Basically this went on forever. I waited in line and then they asked me why I wanted to change my classes. Well, first of all it is my scholarship money paying for the courses I am interested in and also why can't I change? Anyway they said I could change but they wouldn't let me take the courses in the morning like the schedule I had planned and instead only in the afternoon. So, I had to go back to the drawing boarda and check which courses would work well together and not conflict.

By the time I figured this out, the line was about 10 people long and there was only one person handling the students at a time. I ended up waiting for an hour in that line in total. Finally they helped me. There is something else to complicate this mess - I am not a Erasmus, i.e. European, student but a visiting student (from America). There are different prices and rules for Erasmus and visiting students. They aren't used to my type. There are not many if any at all Americans at my university.
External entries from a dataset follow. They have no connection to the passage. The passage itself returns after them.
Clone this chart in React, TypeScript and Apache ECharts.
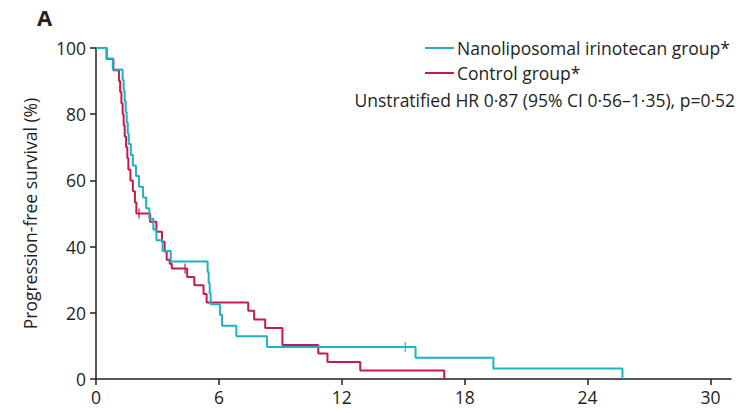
import React, { useEffect, useRef } from "react";
import * as echarts from "echarts";

const xTicks = [0, 6, 12, 18, 24, 30];
const yTicks = [0, 20, 40, 60, 80, 100];

const seriesNames = ["Nanoliposomal irinotecan group*", "Control group*"];
const hrText = "Unstratified HR 0·87 (95% CI 0·56–1·35), p=0·52";

// Kaplan–Meier steps: [months, survival %]
const nalTimes = [0, 0.52, 0.82, 1.3, 1.35, 1.4, 1.45, 1.5, 1.55, 1.6, 1.7, 1.8, 1.95, 2.1, 2.3, 2.45, 2.6, 2.8, 2.95, 3.25, 3.65, 5.45, 5.5, 5.55, 5.6, 6.05, 6.15, 6.85, 8.35, 15.6, 19.4, 25.7];
const nalSurv = [100, 96.8, 93.5, 90.3, 87.1, 83.9, 80.6, 77.4, 74.2, 71.0, 67.7, 64.5, 61.3, 58.1, 54.8, 51.6, 48.4, 45.2, 41.9, 38.7, 35.5, 32.3, 29.0, 25.8, 22.6, 19.4, 16.1, 12.9, 9.7, 6.45, 3.2, 0];
const nalCensorTimes = [15.1];
const nalCensorSurv = [9.7];

const ctlTimes = [0, 0.52, 0.85, 1.12, 1.18, 1.24, 1.3, 1.35, 1.4, 1.47, 1.53, 1.58, 1.68, 1.8, 1.9, 1.97, 2.64, 2.95, 3.22, 3.35, 3.45, 3.6, 3.7, 4.45, 4.8, 5.25, 5.4, 7.43, 7.72, 8.26, 9.1, 10.85, 11.3, 12.9, 17.0];
const ctlSurv = [100, 96.7, 93.3, 90, 86.7, 83.3, 80, 76.7, 73.3, 70, 66.7, 63.3, 60, 56.7, 53.3, 50, 47.5, 44.5, 41.5, 38.5, 36, 34.8, 33.4, 30.8, 28.3, 25.7, 23.1, 20.6, 18.0, 15.4, 10.3, 7.7, 5.1, 2.6, 0];
const ctlCensorTimes = [2.1, 4.35];
const ctlCensorSurv = [50, 33.4];

const TEAL = "#20b2c1";
const RED = "#c51a4b";
const INK = "#231f20";
const FONT = "'Open Sans', sans-serif";

export default function App() {
  const ref = useRef<HTMLDivElement>(null);
  useEffect(() => {
    if (!ref.current) return;
    const chart = echarts.init(ref.current, null, { renderer: "svg" });
    const zip = (a: number[], b: number[]) => a.map((v, i) => [v, b[i]]);
    chart.setOption({
      animation: false,
      backgroundColor: "#ffffff",
      textStyle: { fontFamily: FONT },
      grid: { left: 96, right: 10, top: 48, bottom: 34, containLabel: false },
      legend: {
        orient: "vertical",
        left: 425,
        top: 39,
        padding: 0,
        itemWidth: 29,
        itemHeight: 2,
        itemGap: 7,
        icon: "rect",
        data: seriesNames,
        textStyle: { fontFamily: FONT, fontSize: 17.5, lineHeight: 18, height: 18, color: INK, padding: [0, 0, 0, -2] },
      },
      xAxis: {
        type: "value",
        min: 0,
        max: 31,
        splitLine: { show: false },
        axisLine: { lineStyle: { color: INK, width: 1.5 } },
        axisTick: { length: 6, lineStyle: { color: INK, width: 1.5 }, customValues: xTicks },
        axisLabel: { customValues: xTicks, fontSize: 17.5, color: INK, margin: 9, fontFamily: FONT },
      },
      yAxis: {
        type: "value",
        min: 0,
        max: 100,
        interval: 20,
        name: "Progression-free survival (%)",
        nameLocation: "middle",
        nameGap: 57,
        nameTextStyle: { fontSize: 17.5, color: INK, fontFamily: FONT },
        splitLine: { show: false },
        axisLine: { show: true, lineStyle: { color: INK, width: 1.5 } },
        axisTick: { show: true, length: 6, lineStyle: { color: INK, width: 1.5 } },
        axisLabel: { fontSize: 17.5, color: INK, margin: 10, fontFamily: FONT },
      },
      series: [
        {
          name: seriesNames[0],
          type: "line",
          step: "end",
          data: zip(nalTimes, nalSurv),
          showSymbol: false,
          symbol: "none",
          color: TEAL,
          lineStyle: { color: TEAL, width: 2 },
          z: 3,
        },
        {
          name: seriesNames[1],
          type: "line",
          step: "end",
          data: zip(ctlTimes, ctlSurv),
          showSymbol: false,
          symbol: "none",
          color: RED,
          lineStyle: { color: RED, width: 2 },
          z: 2,
        },
        {
          name: "nal-censor",
          type: "scatter",
          data: zip(nalCensorTimes, nalCensorSurv),
          symbol: "rect",
          symbolSize: [1.5, 10],
          itemStyle: { color: TEAL },
          z: 4,
        },
        {
          name: "ctl-censor",
          type: "scatter",
          data: zip(ctlCensorTimes, ctlCensorSurv),
          symbol: "rect",
          symbolSize: [1.5, 10],
          itemStyle: { color: RED },
          z: 4,
        },
      ],
      graphic: [
        {
          type: "text",
          left: 37,
          top: 6,
          style: { text: "A", fontSize: 22, fontWeight: "bold", fill: INK, fontFamily: FONT },
        },
        {
          type: "text",
          right: 6,
          top: 91,
          style: { text: hrText, fontSize: 17.5, fill: INK, fontFamily: FONT },
        },
      ],
    });
    return () => chart.dispose();
  }, []);
  return <div ref={ref} style={{ width: 741, height: 413, position: "absolute", left: 0, top: 0 }} />;
}
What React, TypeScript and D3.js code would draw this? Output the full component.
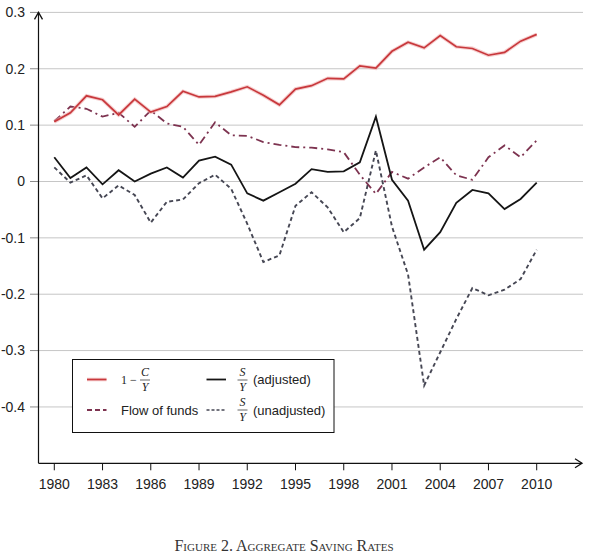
import React from "react";
import * as d3 from "d3";

const years: number[] = d3.range(1980, 2011);
const xTickYears: number[] = [1980, 1983, 1986, 1989, 1992, 1995, 1998, 2001, 2004, 2007, 2010];
const yTicks: number[] = [0.3, 0.2, 0.1, 0, -0.1, -0.2, -0.3, -0.4];
const yTickLabels: string[] = ["0.3", "0.2", "0.1", "0", "-0.1", "-0.2", "-0.3", "-0.4"];

const oneMinusCY: number[] = [
  0.106, 0.122, 0.152, 0.145, 0.118, 0.146, 0.123, 0.133, 0.160, 0.150,
  0.151, 0.159, 0.168, 0.153, 0.136, 0.164, 0.170, 0.183, 0.182, 0.205,
  0.201, 0.231, 0.247, 0.237, 0.259, 0.239, 0.236, 0.224, 0.229, 0.249, 0.261,
];
const flowOfFunds: number[] = [
  0.107, 0.133, 0.129, 0.115, 0.122, 0.097, 0.126, 0.103, 0.097, 0.065,
  0.105, 0.082, 0.081, 0.070, 0.065, 0.061, 0.060, 0.057, 0.052, 0.012,
  -0.022, 0.017, 0.005, 0.025, 0.043, 0.011, 0.003, 0.043, 0.064, 0.043, 0.073,
];
const sAdjusted: number[] = [
  0.043, 0.006, 0.025, -0.005, 0.020, 0.000, 0.014, 0.025, 0.007, 0.037,
  0.044, 0.030, -0.021, -0.034, -0.019, -0.004, 0.022, 0.017, 0.018, 0.034,
  0.115, 0.003, -0.034, -0.121, -0.090, -0.038, -0.015, -0.021, -0.049, -0.031, -0.002,
];
const sUnadjusted: number[] = [
  0.025, -0.002, 0.011, -0.030, -0.007, -0.024, -0.073, -0.036, -0.032, -0.003,
  0.012, -0.013, -0.075, -0.143, -0.131, -0.043, -0.019, -0.046, -0.090, -0.065,
  0.055, -0.080, -0.165, -0.362, -0.303, -0.244, -0.189, -0.202, -0.192, -0.173, -0.121,
];

const W = 608;
const H = 555;
const x = d3.scaleLinear().domain([1980, 2010]).range([54.3, 536.7]);
const y = d3.scaleLinear().domain([-0.5, 0.3]).range([463.3, 12.4]);
const axisX = 38.5;
const gridRight = 583;

const RED = "#c8383c";
const MAROON = "#7d3350";
const BLACK = "#151515";
const SLATE = "#464754";

const lineGen = (vals: number[]) =>
  d3
    .line<number>()
    .x((_, i) => x(years[i]))
    .y((v) => y(v))(vals) as string;

const sans = "'Liberation Sans', Arial, sans-serif";
const serif = "'Liberation Serif', 'Times New Roman', serif";

function Frac({ cx, cy, num, den }: { cx: number; cy: number; num: string; den: string }) {
  return (
    <g>
      <text x={cx} y={cy - 4} textAnchor="middle" fontFamily={serif} fontStyle="italic" fontSize={12} fill="#222">
        {num}
      </text>
      <line x1={cx - 5} x2={cx + 5} y1={cy} y2={cy} stroke="#222" strokeWidth={0.7} />
      <text x={cx} y={cy + 10.5} textAnchor="middle" fontFamily={serif} fontStyle="italic" fontSize={12} fill="#222">
        {den}
      </text>
    </g>
  );
}

export default function App() {
  const y0 = y(-0.5);
  const yTop = y(0.3);
  return (
    <svg
      width={W}
      height={H}
      viewBox={`0 0 ${W} ${H}`}
      style={{ position: "absolute", left: 0, top: 0, background: "#fff" }}
    >
      <rect x={0} y={0} width={W} height={H} fill="#fff" />
      {yTicks.map((t, i) => (
        <g key={t}>
          <line x1={axisX} x2={gridRight} y1={y(t)} y2={y(t)} stroke="#c6c6c6" strokeWidth={1} />
          <line x1={30} x2={axisX} y1={y(t)} y2={y(t)} stroke="#8a8a8a" strokeWidth={1} />
          <text x={25} y={y(t)} dy="0.35em" textAnchor="end" fontFamily={sans} fontSize={14} fill="#222">
            {yTickLabels[i]}
          </text>
        </g>
      ))}

      <line x1={axisX} x2={axisX} y1={y0} y2={yTop} stroke="#111" strokeWidth={1.2} />
      <path
        d={`M${axisX - 4},${yTop + 7} L${axisX},${yTop} L${axisX + 4},${yTop + 7}`}
        fill="none"
        stroke="#111"
        strokeWidth={1.3}
      />
      <line x1={axisX} x2={582} y1={y0} y2={y0} stroke="#111" strokeWidth={1.2} />
      <path d={`M575,${y0 - 4.5} L582,${y0} L575,${y0 + 4.5}`} fill="none" stroke="#111" strokeWidth={1.3} />
      {xTickYears.map((yr) => (
        <g key={yr}>
          <line x1={x(yr)} x2={x(yr)} y1={y0} y2={y0 + 7} stroke="#111" strokeWidth={1} />
          <text x={x(yr)} y={489} textAnchor="middle" fontFamily={sans} fontSize={14} fill="#222">
            {yr}
          </text>
        </g>
      ))}

      <path d={lineGen(sUnadjusted)} fill="none" stroke={SLATE} strokeWidth={1.9} strokeDasharray="4,3" />
      <path d={lineGen(flowOfFunds)} fill="none" stroke={MAROON} strokeWidth={1.8} strokeDasharray="8,4,2,4" />
      <path d={lineGen(sAdjusted)} fill="none" stroke={BLACK} strokeWidth={1.8} />
      <path d={lineGen(oneMinusCY)} fill="none" stroke="#efa9a9" strokeWidth={3.8} strokeOpacity={0.55} />
      <path d={lineGen(oneMinusCY)} fill="none" stroke={RED} strokeWidth={1.7} />

      <rect x={72.5} y={359.5} width={261.5} height={73} fill="#fff" stroke="#111" strokeWidth={1} />
      <line x1={87} x2={106.5} y1={379.5} y2={379.5} stroke="#efa9a9" strokeWidth={3.6} strokeOpacity={0.55} />
      <line x1={87} x2={106.5} y1={379.5} y2={379.5} stroke={RED} strokeWidth={1.7} />
      <text x={121} y={384} fontFamily={serif} fontSize={12} fill="#222">
        1 −
      </text>
      <Frac cx={145} cy={380} num="C" den="Y" />
      <line x1={87} x2={106.5} y1={410} y2={410} stroke={MAROON} strokeWidth={1.8} strokeDasharray="5,3" />
      <text x={121} y={414.5} fontFamily={sans} fontSize={13} fill="#222">
        Flow of funds
      </text>

      <line x1={206.5} x2={226} y1={379.5} y2={379.5} stroke={BLACK} strokeWidth={1.8} />
      <Frac cx={242.5} cy={380} num="S" den="Y" />
      <text x={253} y={384} fontFamily={sans} fontSize={13} fill="#222">
        (adjusted)
      </text>
      <line x1={206.5} x2={226} y1={410} y2={410} stroke={SLATE} strokeWidth={1.6} strokeDasharray="3,2" />
      <Frac cx={242.5} cy={410} num="S" den="Y" />
      <text x={253} y={414.5} fontFamily={sans} fontSize={13} fill="#222">
        (unadjusted)
      </text>

      <text
        x={284}
        y={550.5}
        textAnchor="middle"
        fontFamily={serif}
        fontSize={16}
        fill="#333"
        style={{ fontVariant: "small-caps" }}
      >
        Figure 2. Aggregate Saving Rates
      </text>
    </svg>
  );
}
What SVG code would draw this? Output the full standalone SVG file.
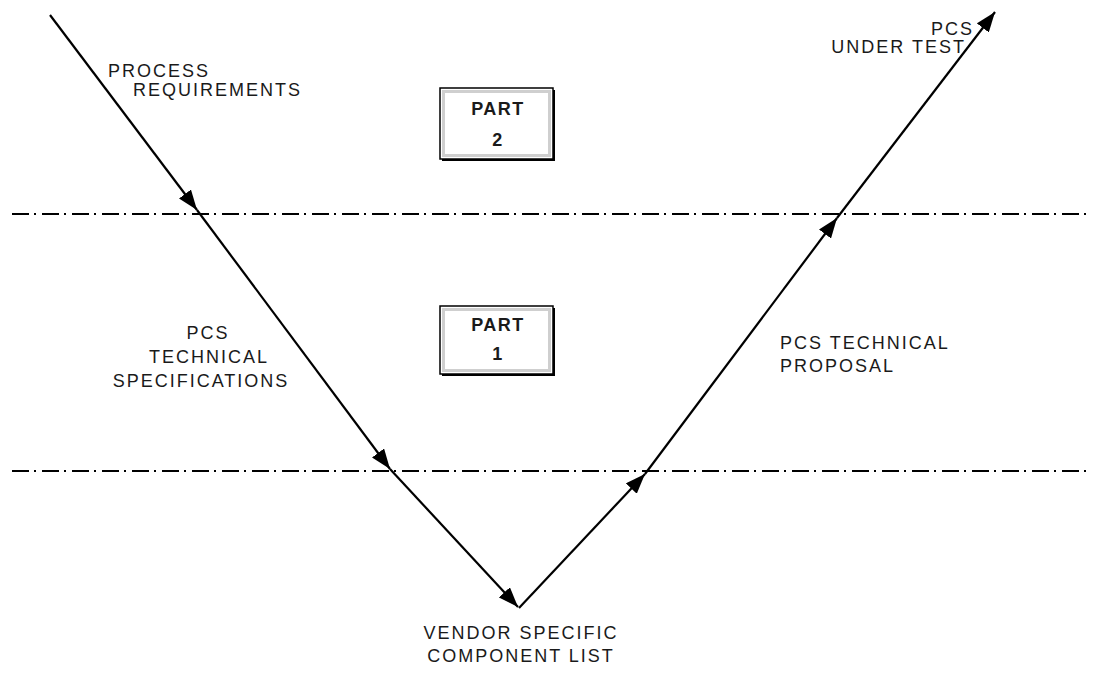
<svg xmlns="http://www.w3.org/2000/svg" width="1097" height="690" viewBox="0 0 1097 690">
<style>
.lbl{font-family:"Liberation Sans",Arial,sans-serif;font-size:18px;letter-spacing:2px;fill:#1a1a1a}
.part{font-family:"Liberation Sans",Arial,sans-serif;font-size:18px;letter-spacing:1.5px;font-weight:bold;fill:#1a1a1a;text-anchor:middle}
.flow{stroke:#000;stroke-width:2.2;fill:none;marker-end:url(#ah)}
.dash{stroke:#000;stroke-width:1.8;stroke-dasharray:17 5 2 6;fill:none}
.boxo{fill:#fff;stroke:#000;stroke-width:1.5}
.boxi{fill:none;stroke:#cfcfcf;stroke-width:3}
.shad{fill:#000}
</style>
<defs>
<marker id="ah" markerUnits="userSpaceOnUse" markerWidth="21" markerHeight="15" refX="20" refY="7.5" orient="auto">
<path d="M0,0 L20,7.5 L0,15 Z" fill="#000"/>
</marker>
</defs>
<rect width="1097" height="690" fill="#fff"/>
<g id="phase-lines">
<line class="dash" x1="12" y1="214" x2="1092" y2="214"/>
<line class="dash" x1="12" y1="471" x2="1092" y2="471"/>
</g>
<g id="connectors">
<line class="flow" x1="50" y1="15" x2="197" y2="210"/>
<line class="flow" x1="197" y1="210" x2="390" y2="469"/>
<line class="flow" x1="390" y1="469" x2="518" y2="607"/>
<line class="flow" x1="519" y1="608" x2="645" y2="474"/>
<line class="flow" x1="645" y1="474" x2="837" y2="218"/>
<line class="flow" x1="837" y1="218" x2="995" y2="12"/>
</g>
<g id="part2">
<rect class="shad" x="442" y="90" width="113" height="71"/>
<rect class="boxo" x="440" y="88" width="113" height="71"/>
<rect class="boxi" x="443.5" y="91.5" width="106" height="64"/>
<text class="part" x="498" y="115">PART</text>
<text class="part" x="498" y="146">2</text>
</g>
<g id="part1">
<rect class="shad" x="442" y="308" width="113" height="68"/>
<rect class="boxo" x="440" y="306" width="113" height="68"/>
<rect class="boxi" x="443.5" y="309.5" width="106" height="61"/>
<text class="part" x="498" y="331">PART</text>
<text class="part" x="498" y="360">1</text>
</g>
<g id="label-process-requirements">
<text class="lbl" x="108" y="77">PROCESS</text>
<text class="lbl" x="133" y="96">REQUIREMENTS</text>
</g>
<g id="label-pcs-tech-spec">
<text class="lbl" x="208" y="339" text-anchor="middle">PCS</text>
<text class="lbl" x="209" y="363" text-anchor="middle">TECHNICAL</text>
<text class="lbl" x="201" y="387" text-anchor="middle">SPECIFICATIONS</text>
</g>
<g id="label-vendor">
<text class="lbl" x="521" y="639" text-anchor="middle">VENDOR SPECIFIC</text>
<text class="lbl" x="521" y="662" text-anchor="middle">COMPONENT LIST</text>
</g>
<g id="label-proposal">
<text class="lbl" x="780" y="349">PCS TECHNICAL</text>
<text class="lbl" x="780" y="372">PROPOSAL</text>
</g>
<g id="label-under-test">
<text class="lbl" x="974" y="35" text-anchor="end">PCS</text>
<text class="lbl" x="966" y="53" text-anchor="end">UNDER TEST</text>
</g>
</svg>
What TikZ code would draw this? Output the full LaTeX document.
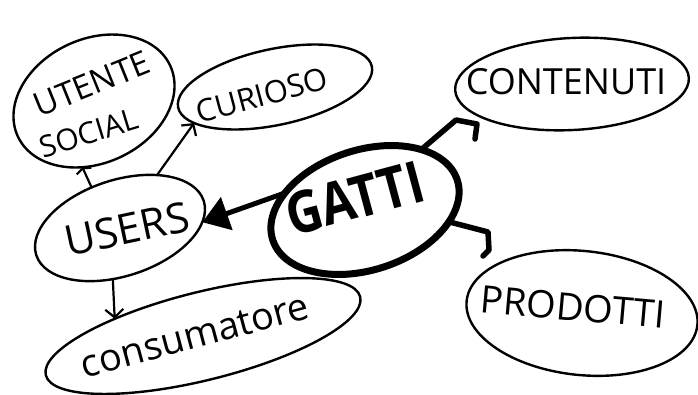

So, they reconfigure my tuition, rewrite the forms, stamp several sheets, make copies, and then I am sent off to the bank again. This there were was a short line and I paid without a problem. I ran back to the Department's office and just happen to see the lady, Sara, who has been soooooo helpful to me this entire several month process, about to walk into the restroom. It was already their lunch time but she saw me and took my proof that I paid and told me that the form I had from the bank was proof enough that I paid and could now register through the international office.

Yes! Well I had to run to the photo machine to get passport sized photos for my id card and this took a couple of minutes. Then I ran to the international office that was even farther than the bank. I run in with 5 minutes to spare before they close.

After a couple of people cut in front, what language am I supposed to say - excuse me in anyway?, I get helped. Well, as a unique, non-Erasmus student, the guy at the desk had to stare at my paperwork for a couple of minutes before asking someone else what to do with me.

He then told me he needed a copy of the form that proved I paid. I said ok just go ahead and make one. No problem. Then he told me as he pointed to a copy store on campus that I needed to go to the copy place and make one copy for him to prove that I paid for my tuition. (Now you see, the Erasmus students don't have this problem of having to pay the department before enrolling but just visiting students like me.) And then, with 2 minutes to spare before they closed and the fact that I had origionally arrived at the international office 9 days ago to start this entire process and this was the 3rd time for me to be there without anything happening, I blurted out, 'Oh, God!' I know this was wrong but I think it was a moment of weakness where the pressure of finishing this entire paperwork process had gotten to me - not to mention the 30 plus degrees (C) with intense humidity unlike any other day.

The man aiding the man that was helping me heard me and told the man assisting me to just make a copy in the office. You see, there was a copy machine in the office just 10 feet away from me in fact. He made the copy and returned to me. He gave me my form back and then lots of goodies for the new students. He then said, " Come back Monday to pick up your ID card." Oh darn, I thought. It takes me 35 min one way just to get here and I am going to have to come back Monday just for this card? Of course this is the card that I need to go and get my NIE.

I tried to plead with him - I live so far away can't I just wait for it today? No, appeared to be the final answer. I asked for the free backpack all the students received but he told me that I couldn't receive that until I got my student ID card on Monday. Funny, how they give you books, folders, maps, etc. but they can't give you the backpack to carry the goods unless it accompanies the student ID.

So, when I share this story with other Spaniards or others who have lived in Spain for a while, they just laugh, smile, and knod and share with me their sympathy. This is typical of Spain and is worse in other cities and regions. "Just wait until you go through the process to get your NIE," a vetran foreigner in Barcelona told me, "you haven't seen bureaucracy yet."